Hi, I’m Katie.

I’m a visual artist celebrating the beauty of everyday life—the shapes, colors, and textures found in faces, figures, flowers, and fruits.

Picture of Katie at a cafe

I took my first acrylic painting class nearly 20 years ago at Tulane University following the devastation of Hurricane Katrina. It turned out to be my favorite class in university but I didn’t touch acrylic again until 2025. After leaving my job as a consultant due to burnout, what I wanted (and needed) most was to get back to painting.

I've been an artist my whole life—oil pastels, pottery, metalworking, photography, watercolors. I am also a trained and licensed architect, so drawing and perspective have always been part of how I see. But acrylic painting is my favorite because of the vibrancy of the colors and how quickly you can express so much.

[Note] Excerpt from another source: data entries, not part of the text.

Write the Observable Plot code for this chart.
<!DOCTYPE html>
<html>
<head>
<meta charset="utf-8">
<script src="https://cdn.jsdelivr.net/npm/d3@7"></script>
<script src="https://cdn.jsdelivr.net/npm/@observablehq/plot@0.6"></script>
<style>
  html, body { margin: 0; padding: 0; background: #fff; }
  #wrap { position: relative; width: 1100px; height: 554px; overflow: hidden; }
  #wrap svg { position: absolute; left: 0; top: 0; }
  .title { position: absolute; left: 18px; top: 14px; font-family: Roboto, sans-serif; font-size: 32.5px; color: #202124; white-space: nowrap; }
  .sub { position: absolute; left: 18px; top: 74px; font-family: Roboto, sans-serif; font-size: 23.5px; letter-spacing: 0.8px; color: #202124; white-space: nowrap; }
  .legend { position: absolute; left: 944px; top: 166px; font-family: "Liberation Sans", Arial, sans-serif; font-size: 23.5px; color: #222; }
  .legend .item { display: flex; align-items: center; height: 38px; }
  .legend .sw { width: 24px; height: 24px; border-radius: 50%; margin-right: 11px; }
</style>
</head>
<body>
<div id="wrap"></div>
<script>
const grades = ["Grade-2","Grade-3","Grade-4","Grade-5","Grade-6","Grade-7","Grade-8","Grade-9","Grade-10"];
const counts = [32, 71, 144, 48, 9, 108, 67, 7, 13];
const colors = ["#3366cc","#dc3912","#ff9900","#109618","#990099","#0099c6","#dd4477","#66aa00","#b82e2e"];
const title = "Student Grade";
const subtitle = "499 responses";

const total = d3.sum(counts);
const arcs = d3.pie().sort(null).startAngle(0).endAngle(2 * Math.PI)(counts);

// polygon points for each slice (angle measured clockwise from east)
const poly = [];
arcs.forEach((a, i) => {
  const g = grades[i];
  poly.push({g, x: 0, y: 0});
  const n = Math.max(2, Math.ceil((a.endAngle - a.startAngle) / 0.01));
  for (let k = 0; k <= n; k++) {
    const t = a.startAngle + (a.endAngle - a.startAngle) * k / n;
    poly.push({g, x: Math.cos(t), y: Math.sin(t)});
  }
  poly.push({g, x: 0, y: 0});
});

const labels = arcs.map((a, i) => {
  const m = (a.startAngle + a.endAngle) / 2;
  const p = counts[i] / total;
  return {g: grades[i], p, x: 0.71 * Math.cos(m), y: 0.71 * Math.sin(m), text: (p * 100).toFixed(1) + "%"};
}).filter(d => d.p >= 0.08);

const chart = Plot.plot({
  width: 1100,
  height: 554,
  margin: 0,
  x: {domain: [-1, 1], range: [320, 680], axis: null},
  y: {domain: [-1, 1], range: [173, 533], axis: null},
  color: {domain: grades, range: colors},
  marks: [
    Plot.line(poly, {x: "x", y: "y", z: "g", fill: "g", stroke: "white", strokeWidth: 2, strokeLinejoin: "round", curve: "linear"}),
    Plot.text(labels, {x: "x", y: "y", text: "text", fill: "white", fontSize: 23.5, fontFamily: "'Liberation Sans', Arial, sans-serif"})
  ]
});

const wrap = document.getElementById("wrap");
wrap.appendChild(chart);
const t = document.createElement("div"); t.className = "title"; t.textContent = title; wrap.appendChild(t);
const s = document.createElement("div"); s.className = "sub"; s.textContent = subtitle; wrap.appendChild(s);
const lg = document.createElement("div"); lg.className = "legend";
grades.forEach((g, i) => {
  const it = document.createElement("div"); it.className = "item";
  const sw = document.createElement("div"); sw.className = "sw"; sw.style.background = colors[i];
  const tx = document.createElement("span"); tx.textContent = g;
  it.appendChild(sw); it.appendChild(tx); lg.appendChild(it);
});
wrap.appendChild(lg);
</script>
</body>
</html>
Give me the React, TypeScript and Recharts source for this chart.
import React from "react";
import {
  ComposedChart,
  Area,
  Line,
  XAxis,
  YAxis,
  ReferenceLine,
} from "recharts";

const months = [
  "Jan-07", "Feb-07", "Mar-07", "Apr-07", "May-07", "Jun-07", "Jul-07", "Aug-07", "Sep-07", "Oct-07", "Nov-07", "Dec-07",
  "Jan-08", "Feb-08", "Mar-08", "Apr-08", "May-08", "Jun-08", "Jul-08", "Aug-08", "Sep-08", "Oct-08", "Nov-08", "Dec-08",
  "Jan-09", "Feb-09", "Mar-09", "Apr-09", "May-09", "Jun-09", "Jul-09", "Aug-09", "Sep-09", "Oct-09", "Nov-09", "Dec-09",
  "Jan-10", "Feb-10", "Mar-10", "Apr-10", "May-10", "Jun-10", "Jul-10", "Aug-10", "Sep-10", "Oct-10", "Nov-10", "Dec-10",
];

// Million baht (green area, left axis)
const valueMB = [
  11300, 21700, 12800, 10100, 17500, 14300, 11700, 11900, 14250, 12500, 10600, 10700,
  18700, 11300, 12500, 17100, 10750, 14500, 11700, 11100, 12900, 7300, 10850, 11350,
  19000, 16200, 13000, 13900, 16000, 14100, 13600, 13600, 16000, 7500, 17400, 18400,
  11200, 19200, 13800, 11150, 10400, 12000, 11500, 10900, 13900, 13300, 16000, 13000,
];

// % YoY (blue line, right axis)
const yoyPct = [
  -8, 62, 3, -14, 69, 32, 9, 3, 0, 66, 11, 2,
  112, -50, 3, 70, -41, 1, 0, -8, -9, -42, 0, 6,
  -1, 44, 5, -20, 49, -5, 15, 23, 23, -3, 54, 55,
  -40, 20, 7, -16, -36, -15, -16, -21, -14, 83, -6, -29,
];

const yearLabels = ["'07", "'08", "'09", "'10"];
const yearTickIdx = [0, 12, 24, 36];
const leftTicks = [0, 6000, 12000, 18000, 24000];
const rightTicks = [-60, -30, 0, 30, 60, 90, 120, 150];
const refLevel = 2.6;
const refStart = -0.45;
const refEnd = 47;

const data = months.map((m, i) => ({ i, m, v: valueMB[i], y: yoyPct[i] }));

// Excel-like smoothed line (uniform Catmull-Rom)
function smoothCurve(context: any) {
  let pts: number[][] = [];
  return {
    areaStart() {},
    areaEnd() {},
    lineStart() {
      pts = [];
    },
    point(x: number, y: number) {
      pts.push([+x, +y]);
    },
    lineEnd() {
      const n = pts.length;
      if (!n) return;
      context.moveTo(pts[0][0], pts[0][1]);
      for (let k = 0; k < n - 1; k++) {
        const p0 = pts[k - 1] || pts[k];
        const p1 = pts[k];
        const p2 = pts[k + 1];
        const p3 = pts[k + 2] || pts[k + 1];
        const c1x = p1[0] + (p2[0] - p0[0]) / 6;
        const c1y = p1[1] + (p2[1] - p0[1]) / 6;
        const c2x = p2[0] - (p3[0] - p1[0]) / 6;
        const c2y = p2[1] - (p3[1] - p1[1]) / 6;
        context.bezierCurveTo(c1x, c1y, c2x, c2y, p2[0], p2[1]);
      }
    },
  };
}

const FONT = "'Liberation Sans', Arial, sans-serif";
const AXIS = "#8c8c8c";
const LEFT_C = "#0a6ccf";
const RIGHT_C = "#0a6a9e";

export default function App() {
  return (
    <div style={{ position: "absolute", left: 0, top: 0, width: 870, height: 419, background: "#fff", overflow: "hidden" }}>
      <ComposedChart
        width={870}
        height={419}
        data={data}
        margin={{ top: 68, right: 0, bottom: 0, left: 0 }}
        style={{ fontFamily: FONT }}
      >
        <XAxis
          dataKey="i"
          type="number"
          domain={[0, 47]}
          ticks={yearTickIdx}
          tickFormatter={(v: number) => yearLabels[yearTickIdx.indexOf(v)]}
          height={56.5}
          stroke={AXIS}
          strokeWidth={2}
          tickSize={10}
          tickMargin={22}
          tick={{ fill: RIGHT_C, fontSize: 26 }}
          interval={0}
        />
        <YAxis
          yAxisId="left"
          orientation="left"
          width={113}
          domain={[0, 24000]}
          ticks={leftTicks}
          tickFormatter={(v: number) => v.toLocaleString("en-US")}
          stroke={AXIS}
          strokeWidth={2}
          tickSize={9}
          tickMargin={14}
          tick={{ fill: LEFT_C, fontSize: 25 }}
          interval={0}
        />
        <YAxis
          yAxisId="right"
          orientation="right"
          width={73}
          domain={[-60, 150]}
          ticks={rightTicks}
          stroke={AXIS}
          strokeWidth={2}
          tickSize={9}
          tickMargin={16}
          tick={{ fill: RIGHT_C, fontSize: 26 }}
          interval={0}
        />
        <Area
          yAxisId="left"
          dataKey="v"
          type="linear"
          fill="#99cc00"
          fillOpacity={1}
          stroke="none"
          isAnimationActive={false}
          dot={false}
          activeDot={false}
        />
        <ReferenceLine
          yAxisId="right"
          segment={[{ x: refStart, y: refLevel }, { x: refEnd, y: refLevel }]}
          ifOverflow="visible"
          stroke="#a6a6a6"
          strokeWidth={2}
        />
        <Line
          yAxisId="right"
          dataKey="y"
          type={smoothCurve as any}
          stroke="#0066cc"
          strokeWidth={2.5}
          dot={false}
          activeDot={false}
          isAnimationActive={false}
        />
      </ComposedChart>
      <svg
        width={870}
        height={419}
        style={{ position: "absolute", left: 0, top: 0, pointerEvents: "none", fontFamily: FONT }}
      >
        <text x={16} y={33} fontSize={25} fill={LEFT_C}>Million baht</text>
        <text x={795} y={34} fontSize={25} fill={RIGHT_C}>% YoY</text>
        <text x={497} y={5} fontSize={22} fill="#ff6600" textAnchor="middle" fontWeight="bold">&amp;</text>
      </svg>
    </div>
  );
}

A couple of classes later at UC Berkeley to reignite that love, and now I've created nearly 50 pieces in six months. I paint almost every weekday in my attic studio—midmorning when the house is quiet, my kids are at school, and I can turn on good music and create!

I'm drawn to ordinary things we don't always pause to appreciate:

  • the way light hits fruit and creates different tones

  • the varying features and skin tones of faces through highlights and shadows

  • the challenge of capturing flowers that are captivating to observe yet so hard to translate to canvas

My subjects—fruit, flowers, faces, figures—connect to bigger questions I hold about women’s creativity and expression, especially as I watch my two daughters discover their own voices.

Right now I'm exploring looser, more expressive techniques through brushwork and palette knife, discovering textures, and crafting my authentic voice and style. I love playing with color, texture, and pattern. I also try to get out on artist dates once a week around the Bay Area to gather inspiration.

I hope when people see my work it brings some lightness to their day and an appreciation for the immense variety found in this world: different cultures, people, foods, and ordinary things that are actually extraordinary when you pause and notice.

What has surprised me most about developing my art practice is how much energy I get from it. Right now it feels easeful, like it's pulling me in. It feels like home - the place where I am at my best.